Search in Rotated Sorted Array in c#

Searching in a rotated sorted array is a common problem in coding interviews and can be efficiently solved using a modified binary search algorithm. A rotated sorted array is one that has been sorted and then rotated at some pivot point. For example, the array [4, 5, 6, 7, 0, 1, 2] is a rotated version of the sorted array [0, 1, 2, 4, 5, 6, 7].

Problem Statement

Given a rotated sorted array and a target value, you need to determine if the target exists in the array and return its index if it does. If the target does not exist, return -1.

Approach

  1. Identify the Pivot: The pivot is the point where the rotation has occurred. This can be found using a modified binary search.
  2. Determine Which Side to Search: Once you have the pivot, you can determine which side of the array to search based on the target’s value.
  3. Perform Binary Search: Depending on which half the target may exist in, perform a standard binary search on that half.

C# Implementation

Here’s how you can implement this approach in C#:

public class Solution
{
    public int Search(int[] nums, int target)
    {
        int left = 0;
        int right = nums.Length - 1;

        while (left <= right)
        {
            int mid = left + (right - left) / 2;

            // Check if mid is the target
            if (nums[mid] == target)
                return mid;

            // Determine which side is sorted
            if (nums[left] <= nums[mid]) // Left side is sorted
            {
                if (nums[left] <= target && target < nums[mid]) // Target in left side
                    right = mid - 1;
                else // Target in right side
                    left = mid + 1;
            }
            else // Right side is sorted
            {
                if (nums[mid] < target && target <= nums[right]) // Target in right side
                    left = mid + 1;
                else // Target in left side
                    right = mid - 1;
            }
        }

        return -1; // Target not found
    }
}

Explanation of the Code

  1. Initialization: We initialize two pointers, left and right, to represent the bounds of our search space.
  2. Binary Search Loop: The while loop continues until the search space is empty (left exceeds right).
  3. Mid Calculation: We calculate the midpoint to check if it equals the target.
  4. Identifying Sorted Halves:
    • If the left half is sorted (nums[left] <= nums[mid]), we check if the target is within this range.

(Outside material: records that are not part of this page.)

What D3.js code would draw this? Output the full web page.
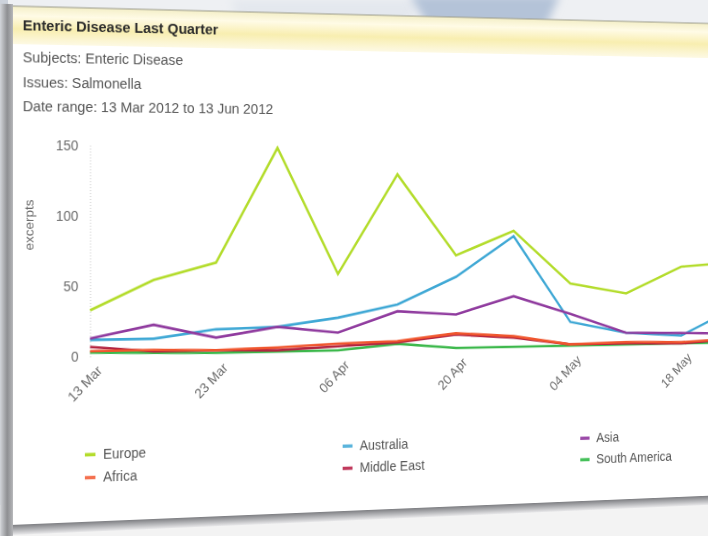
<!DOCTYPE html>
<html>
<head>
<meta charset="utf-8">
<script src="https://cdn.jsdelivr.net/npm/d3@7"></script>
<style>
html, body { margin:0; padding:0; width:708px; height:536px; overflow:hidden; background:#eceef1; }
#bg { position:absolute; left:0; top:0; }
#stage { position:absolute; left:0; top:0; width:1000px; height:560px;
  transform-origin: 10px 200px; transform: perspective(1500px) rotateY(10.95deg); filter: blur(0.45px); }
text { font-family: "Liberation Sans", Arial, sans-serif; }
</style>
</head>
<body>
<svg id="bg" width="708" height="536"></svg>
<div id="stage"><svg id="chart" width="1000" height="560"></svg></div>
<script>
// ---------------- data ----------------
const categories = ["13 Mar","16 Mar","23 Mar","30 Mar","06 Apr","13 Apr","20 Apr","27 Apr","04 May","11 May","18 May","25 May"];
const tickLabels = ["13 Mar","23 Mar","06 Apr","20 Apr","04 May","18 May"];
const yTicks = [0, 50, 100, 150];
const europe       = [33, 54, 66, 149, 57, 130, 70, 88, 48, 40, 60, 63];
const australia    = [12, 12, 18, 19, 25, 34, 54, 84, 19, 10, 7, 28];
const asia         = [13, 22, 12, 19, 14, 29, 26, 39, 25, 10, 9, 8];
const southAmerica = [3, 2, 1, 1, 1, 5, 1, 1, 1, 1, 1, 1];
const middleEast   = [7, 3, 3, 2, 4, 6, 11, 8, 2, 2, 1, 4];
const africa       = [4, 4, 3, 4, 6, 7, 12, 9, 2, 3, 2, 4];
const legendNames  = ["Europe","Africa","Australia","Middle East","Asia","South America"];
const titleText = "Enteric Disease Last Quarter";
const infoLines = ["Subjects: Enteric Disease","Issues: Salmonella","Date range: 13 Mar 2012 to 13 Jun 2012"];
const yTitle = "excerpts";

const colors = {
  "Europe":"#b3dc2b", "Australia":"#3fa8d5", "Asia":"#8f3a9e",
  "South America":"#3cb84b", "Middle East":"#b3233f", "Africa":"#f0562e"
};
const legendColors = {
  "Europe":"#b3dc2b", "Australia":"#5ab4dc", "Asia":"#9b4aa8",
  "South America":"#46c05a", "Middle East":"#c0395c", "Africa":"#f4704f"
};
const series = [
  {name:"Europe", values:europe},
  {name:"Australia", values:australia},
  {name:"Asia", values:asia},
  {name:"South America", values:southAmerica},
  {name:"Middle East", values:middleEast},
  {name:"Africa", values:africa}
];

// ---------------- background (photo surroundings) ----------------
const bg = d3.select("#bg");
const bdefs = bg.append("defs");
bdefs.append("filter").attr("id","blur").append("feGaussianBlur").attr("stdDeviation",4);
bg.append("rect").attr("width",708).attr("height",536).attr("fill","#eef0f3");
bg.append("polygon").attr("points","230,0 420,0 410,22 240,22").attr("fill","#e4e8ee").attr("filter","url(#blur)");
bg.append("polygon").attr("points","410,-5 560,-5 545,28 430,30").attr("fill","#b4c3d8").attr("filter","url(#blur)");
bg.append("rect").attr("x",0).attr("y",0).attr("width",8).attr("height",536).attr("fill","#cdd3dc");
bg.append("rect").attr("x",0).attr("y",505).attr("width",708).attr("height",31).attr("fill","#f3f3f3");

// ---------------- chart (flat, then put in perspective by CSS) ----------------
const svg = d3.select("#chart");
const defs = svg.append("defs");
const hg = defs.append("linearGradient").attr("id","hdr").attr("x1",0).attr("y1",0).attr("x2",0).attr("y2",1);
hg.append("stop").attr("offset","0%").attr("stop-color","#f4efc8");
hg.append("stop").attr("offset","25%").attr("stop-color","#fffbe6");
hg.append("stop").attr("offset","60%").attr("stop-color","#f8eeb0");
hg.append("stop").attr("offset","100%").attr("stop-color","#fdf9e4");
const lg = defs.append("linearGradient").attr("id","edge").attr("x1",0).attr("y1",0).attr("x2",1).attr("y2",0);
lg.append("stop").attr("offset","0%").attr("stop-color","#d2d4d8");
lg.append("stop").attr("offset","55%").attr("stop-color","#8e8f92");
lg.append("stop").attr("offset","100%").attr("stop-color","#b4b5b8");
const sg = defs.append("linearGradient").attr("id","shadow").attr("x1",0).attr("y1",0).attr("x2",0).attr("y2",1);
sg.append("stop").attr("offset","0%").attr("stop-color","#7d7e82");
sg.append("stop").attr("offset","100%").attr("stop-color","#e8e8ea");

// panel
svg.append("rect").attr("x",12).attr("y",6).attr("width",1000).attr("height",519).attr("fill","#ffffff");
svg.append("rect").attr("x",12).attr("y",6).attr("width",1000).attr("height",38).attr("fill","url(#hdr)");
svg.append("line").attr("x1",12).attr("x2",1012).attr("y1",6).attr("y2",6).attr("stroke","#9a9a8a").attr("stroke-width",1);
svg.append("rect").attr("x",12).attr("y",525).attr("width",1000).attr("height",10).attr("fill","url(#shadow)");
svg.append("rect").attr("x",0).attr("y",4).attr("width",13).attr("height",532).attr("fill","url(#edge)");

// texts
svg.append("text").attr("x",23).attr("y",30).attr("font-size",15).attr("font-weight","bold")
  .attr("fill","#2b2b2b").text(titleText);
svg.selectAll("text.info").data(infoLines).join("text").attr("class","info")
  .attr("x",23).attr("y",(d,i)=>62.5 + i*24.5).attr("font-size",14.7).attr("fill","#555").text(d=>d);

// scales
const x = d3.scalePoint().domain(categories).range([92.4, 92.4 + 66.6*(categories.length-1)]);
const y = d3.scaleLinear().domain([0,150]).range([358.5,144.6]);

// y axis
const yAxis = svg.append("g").attr("transform",`translate(${x(categories[0])},0)`)
  .call(d3.axisLeft(y).tickValues(yTicks).tickSize(0).tickPadding(12).tickFormat(d3.format("d")));
yAxis.select(".domain").attr("stroke","#c8c8c8").attr("stroke-dasharray","1,2");
yAxis.selectAll("text").attr("font-size",14).attr("fill","#6a6a6a").attr("font-family","Liberation Sans, Arial, sans-serif");

svg.append("text").attr("transform","translate(29,225) rotate(-90)").attr("text-anchor","middle")
  .attr("dy","0.35em").attr("font-size",13.5).attr("fill","#6a6a6a").text(yTitle);

// x axis
const xAxis = svg.append("g").attr("transform",`translate(0,${y(0)})`)
  .call(d3.axisBottom(x).tickValues(tickLabels).tickSize(0));
xAxis.select(".domain").remove();
xAxis.selectAll("text").attr("x",0).attr("y",0).attr("dy",0)
  .attr("text-anchor","end").attr("transform","translate(13,15) rotate(-45)")
  .attr("font-size",14).attr("fill","#6a6a6a").attr("font-family","Liberation Sans, Arial, sans-serif");

// lines
const line = d3.line().x((d,i)=>x(categories[i])).y(d=>y(d));
svg.append("g").selectAll("path").data(series).join("path")
  .attr("d",d=>line(d.values)).attr("fill","none")
  .attr("stroke",d=>colors[d.name]).attr("stroke-width",2.6);

// legend
const legCols = [87, 364, 637], legRows = [457.3, 480.5];
const leg = svg.append("g").selectAll("g").data(legendNames).join("g")
  .attr("transform",(d,i)=>`translate(${legCols[Math.floor(i/2)]},${legRows[i%2]})`);
leg.append("line").attr("x1",0).attr("x2",11).attr("y1",0).attr("y2",0)
  .attr("stroke",d=>legendColors[d]).attr("stroke-width",3.5);
leg.append("text").attr("x",19).attr("dy","0.35em").attr("font-size",14).attr("fill","#555").text(d=>d);
</script>
</body>
</html>
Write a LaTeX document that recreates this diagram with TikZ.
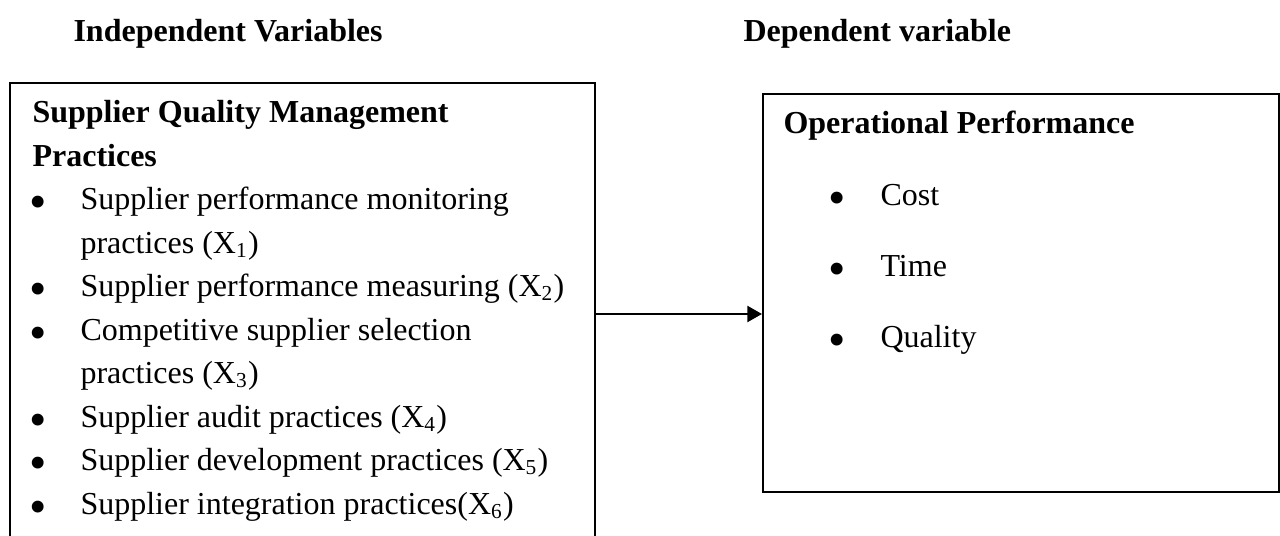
\documentclass[tikz,border=0pt]{standalone}
\usepackage{fontspec}
\setmainfont{Liberation Serif}
\usetikzlibrary{arrows.meta}
\newcommand{\bigbul}{\raisebox{-3.4pt}[0pt][0pt]{\scalebox{1.55}{•}}}
\tikzset{
  boxframe/.style={draw=black, line width=0.9pt, rectangle, anchor=north west, inner sep=0pt},
  txt/.style={anchor=base west, inner sep=0pt, font=\fontsize{12}{14}\selectfont},
  hdr/.style={anchor=base west, inner sep=0pt, font=\fontsize{12}{14}\selectfont\bfseries},
  bul/.style={anchor=base, inner sep=0pt, font=\fontsize{12}{14}\selectfont},
  link/.style={draw=black, line width=0.9pt, -{Triangle[length=5.5pt,width=6pt]}}
}
\begin{document}
\begin{tikzpicture}[x=0.375pt, y=-0.375pt]
\clip (0,0) rectangle (1280,536);
\useasboundingbox (0,0) rectangle (1280,536);
% headings
\node[hdr] (hind) at (73,41) {Independent Variables};
\node[hdr] (hdep) at (743,41) {Dependent variable};
% boxes
\node[boxframe, minimum width=219.4pt, minimum height=180pt] (sqm) at (9,82) {};
\node[boxframe, minimum width=193.5pt, minimum height=149.25pt] (op) at (762,93) {};
% left box text
\node[hdr] (l0) at (32,122) {Supplier Quality Management};
\node[hdr] (l1) at (32,166) {Practices};
\node[bul] (b1) at (38,209) {\bigbul};
\node[txt] (t1) at (80,209) {Supplier performance monitoring};
\node[txt] (t1b) at (80,253) {practices (X\textsubscript{1})};
\node[bul] (b2) at (38,296) {\bigbul};
\node[txt] (t2) at (80,296) {Supplier performance measuring (X\textsubscript{2})};
\node[bul] (b3) at (38,340) {\bigbul};
\node[txt] (t3) at (80,340) {Competitive supplier selection};
\node[txt] (t3b) at (80,383) {practices (X\textsubscript{3})};
\node[bul] (b4) at (38,427) {\bigbul};
\node[txt] (t4) at (80,427) {Supplier audit practices (X\textsubscript{4})};
\node[bul] (b5) at (38,470) {\bigbul};
\node[txt] (t5) at (80,470) {Supplier development practices (X\textsubscript{5})};
\node[bul] (b6) at (38,514) {\bigbul};
\node[txt] (t6) at (80,514) {Supplier integration practices(X\textsubscript{6})};
% right box text
\node[hdr] (r0) at (783,133) {Operational Performance};
\node[bul] (rb1) at (837,205) {\bigbul};
\node[txt] (r1) at (880,205) {Cost};
\node[bul] (rb2) at (837,276) {\bigbul};
\node[txt] (r2) at (880,276) {Time};
\node[bul] (rb3) at (837,347) {\bigbul};
\node[txt] (r3) at (880,347) {Quality};
% connector
\coordinate (ay) at (0,314);
\draw[link] (sqm.east |- ay) -- (op.west |- ay);
\end{tikzpicture}
\end{document}
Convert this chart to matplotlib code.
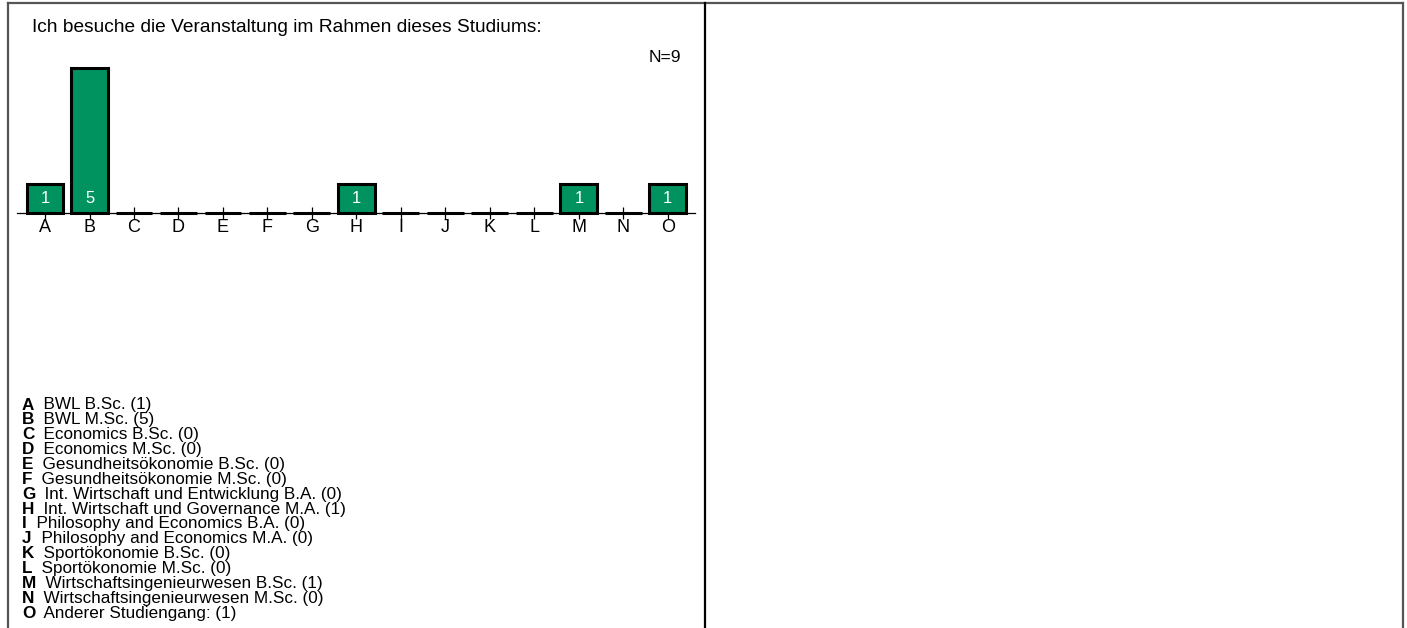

If it is, we adjust our search space to the left half; otherwise, we search the right half.
    • If the right half is sorted, we do the opposite check.
  5. Return Statement: If we exit the loop without finding the target, we return -1.

Complexity

  • Time Complexity: O(log n) due to the binary search.
  • Space Complexity: O(1) since we’re using a constant amount of space.

This method effectively handles the search in a rotated sorted array, leveraging the properties of both binary search and the sorted nature of the array.